Kesaksian Taufiq Ismail
Pesawat Garuda GA 162 dari Padang,
mendarat mulus di Bandara Soekarno Hatta, Senin (13/12). Saya dan istri
ada di pesawat yang sama. Kami yang duduk di bagian ekonomi, tak tahu
persis siapa saja gerangan yang duduk di kelas eksekutif.
Perjalanan 90 menit setelah selesai,
kami harus bergegas untuk urusan masing-masing. Di antara yang bergegas
itu, ada Gubernur Sumbar, Prof. Irwan Prayitno.
Para penumpang kelas eksekutif dijemput
dengan mobil khusus, namun karena Irwan duduk di kelas ekonomi, maka
naik buslah ia bersama-sama kami. Bergelantungan. Apa adanya.
Menurut saya ada gubernur di Indonesia
yang duduk di kelas ekonomi dalam sebuah penerbangan adalah istimewa.
Mungkin bagi orang lain tidak. Kabarnya Gamawan Fauzi juga begitu ketika
ia jadi gubernur. Pemilik Singgalang, Basril Djabar, juga begitu, meski
ia sudah jadi komisaris PT Semen Padang.
Gubernur Irwan terlihat oleh istri saya
melangkah ke ruang ekonomi. Di sini rakyat badarai memilih tempat duduk,
sesuai kemampuan keuangan masing-masing.

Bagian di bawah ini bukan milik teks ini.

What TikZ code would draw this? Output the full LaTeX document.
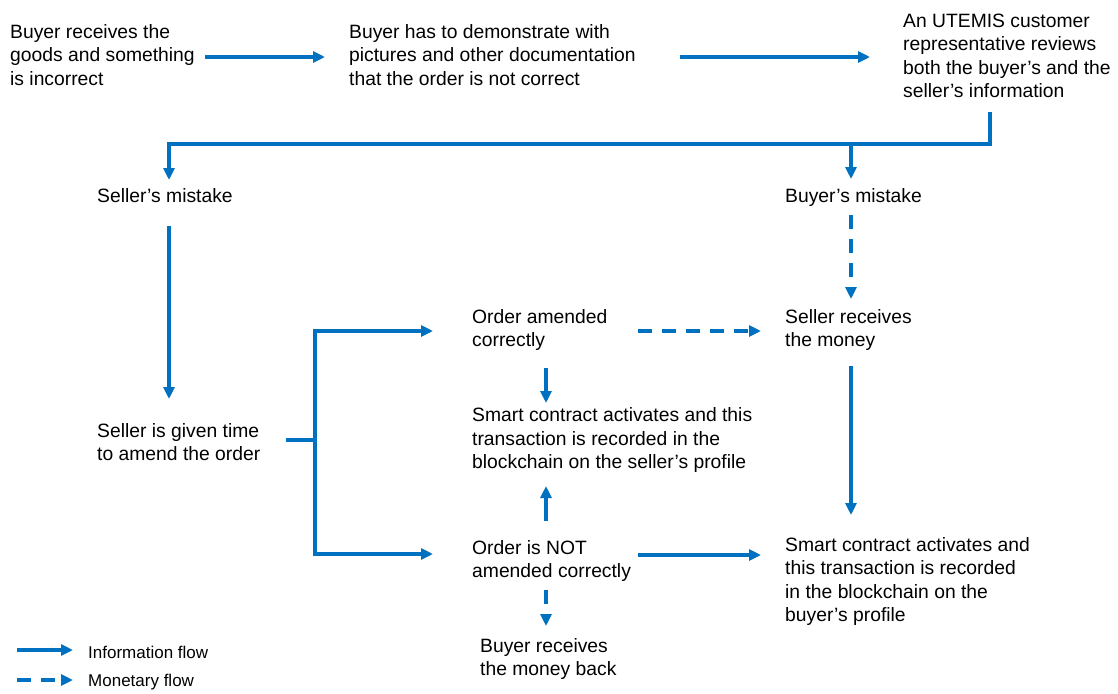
\documentclass[tikz,border=0pt]{standalone}
\usepackage{fontspec}
\setmainfont{Liberation Sans}
\usetikzlibrary{arrows.meta}
\definecolor{flow}{HTML}{0070C0}
\newcommand\fh{\rule{0pt}{14pt}}
\begin{document}
\begin{tikzpicture}[x=1pt,y=-1pt,
  txt/.style={anchor=north west,inner sep=0pt,align=left,font=\fontsize{19.3}{23.3}\selectfont},
  legtxt/.style={anchor=west,inner sep=0pt,font=\fontsize{17}{18}\selectfont},
  info/.style={draw=flow,line width=3.1pt,-{Triangle[length=12pt,width=11pt]}},
  money/.style={info,dash pattern=on 14pt off 10pt},
  plain/.style={draw=flow,line width=3.1pt}]
\useasboundingbox (0,0) rectangle (1118,693);
% text nodes (north west at top of first line)
\node[txt] (n1) at (10,24.3) {\fh Buyer receives the\\goods and something\\is incorrect};
\node[txt] (n2) at (349,24.3) {\fh Buyer has to demonstrate with\\pictures and other documentation\\that the order is not correct};
\node[txt] (n3) at (903,13.3) {\fh An UTEMIS customer\\representative reviews\\both the buyer’s and the\\seller’s information};
\node[txt] (n4) at (97,188.3) {\fh Seller’s mistake};
\node[txt] (n5) at (785,188.3) {\fh Buyer’s mistake};
\node[txt] (n6) at (97,423.3) {\fh Seller is given time\\to amend the order};
\node[txt] (n7) at (472,309.3) {\fh Order amended\\correctly};
\node[txt] (n8) at (785,309.3) {\fh Seller receives\\the money};
\node[txt] (n9) at (472,407.7) {\fh Smart contract activates and this\\transaction is recorded in the\\blockchain on the seller’s profile};
\node[txt] (n10) at (472,540.3) {\fh Order is NOT\\amended correctly};
\node[txt] (n11) at (785,537.3) {\fh Smart contract activates and\\this transaction is recorded\\in the blockchain on the\\buyer’s profile};
\node[txt] (n12) at (480,638.3) {\fh Buyer receives\\the money back};
\node[legtxt] (l1) at (88,652) {Information flow};
\node[legtxt] (l2) at (88,682) {Monetary flow};
% connector coordinates
\coordinate (a1) at (205,57); \coordinate (b1) at (325,57);
\coordinate (a2) at (680,57); \coordinate (b2) at (870,57);
\coordinate (c0) at (990,112); \coordinate (c1) at (990,144);
\coordinate (c2) at (169,144); \coordinate (c3) at (169,180);
\coordinate (c4) at (851,144); \coordinate (c5) at (851,179);
\coordinate (d1) at (169,226); \coordinate (d2) at (169,399);
\coordinate (e1) at (851,215); \coordinate (e2) at (851,299);
\coordinate (f0) at (286,440); \coordinate (f1) at (315,440);
\coordinate (f2) at (315,331); \coordinate (f3) at (433,331);
\coordinate (f4) at (315,554); \coordinate (f5) at (433,554);
\coordinate (g1) at (638,331); \coordinate (g2) at (761,331);
\coordinate (h1) at (546,368); \coordinate (h2) at (546,403);
\coordinate (i1) at (546,521); \coordinate (i2) at (546,486);
\coordinate (j1) at (638,555); \coordinate (j2) at (761,555);
\coordinate (k1) at (851,366); \coordinate (k2) at (851,515);
\coordinate (m1) at (546,590); \coordinate (m2) at (546,626);
\coordinate (L1a) at (17,650); \coordinate (L1b) at (73,650);
\coordinate (L2a) at (17,680); \coordinate (L2b) at (73,680);
% connectors
\draw[info] (a1) -- (b1);
\draw[info] (a2) -- (b2);
\draw[info,line join=miter] (c0) -- (c1) -- (c2) -- (c3);
\draw[info] (c4) -- (c5);
\draw[info] (d1) -- (d2);
\draw[money] (e1) -- (e2);
\draw[plain] (f0) -- (f1);
\draw[info] (f1) -- (f2) -- (f3);
\draw[info] (f1) -- (f4) -- (f5);
\draw[money] (g1) -- (g2);
\draw[info] (h1) -- (h2);
\draw[info] (i1) -- (i2);
\draw[info] (j1) -- (j2);
\draw[info] (k1) -- (k2);
\draw[money] (m1) -- (m2);
\draw[info] (L1a) -- (L1b);
\draw[money] (L2a) -- (L2b);
\end{tikzpicture}
\end{document}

Tidak seorang pun di antara
kami yang akan berkecil hati, jika Irwan Prayitno, duduk di eksekutif,
sebab ia gubernur. Kami bangga kalau gubernur duduk di kursi yang
nyaman.
Namun saya tak percaya, kenapa ia
melangkah ke ruang rakyat ini. Saya dan istri duduk di kursi 5 AB,
Gubernur Irwan justru lebih ke belakang lagi, 12 C. Kami berbasa-basi
sejenak, lantas Irwan meluncur ke belakang, tenggelam di kursinya.
Saya sudah lama juga hidup, sering naik
pesawat bersama banyak orang dari pejabat tinggi hingga orang biasa.
Bagi saya ada gubernur rendah hati seperti ini, menjadi obat. Ia tak
berjarak dengan rakyat. Ia tampil apa adanya.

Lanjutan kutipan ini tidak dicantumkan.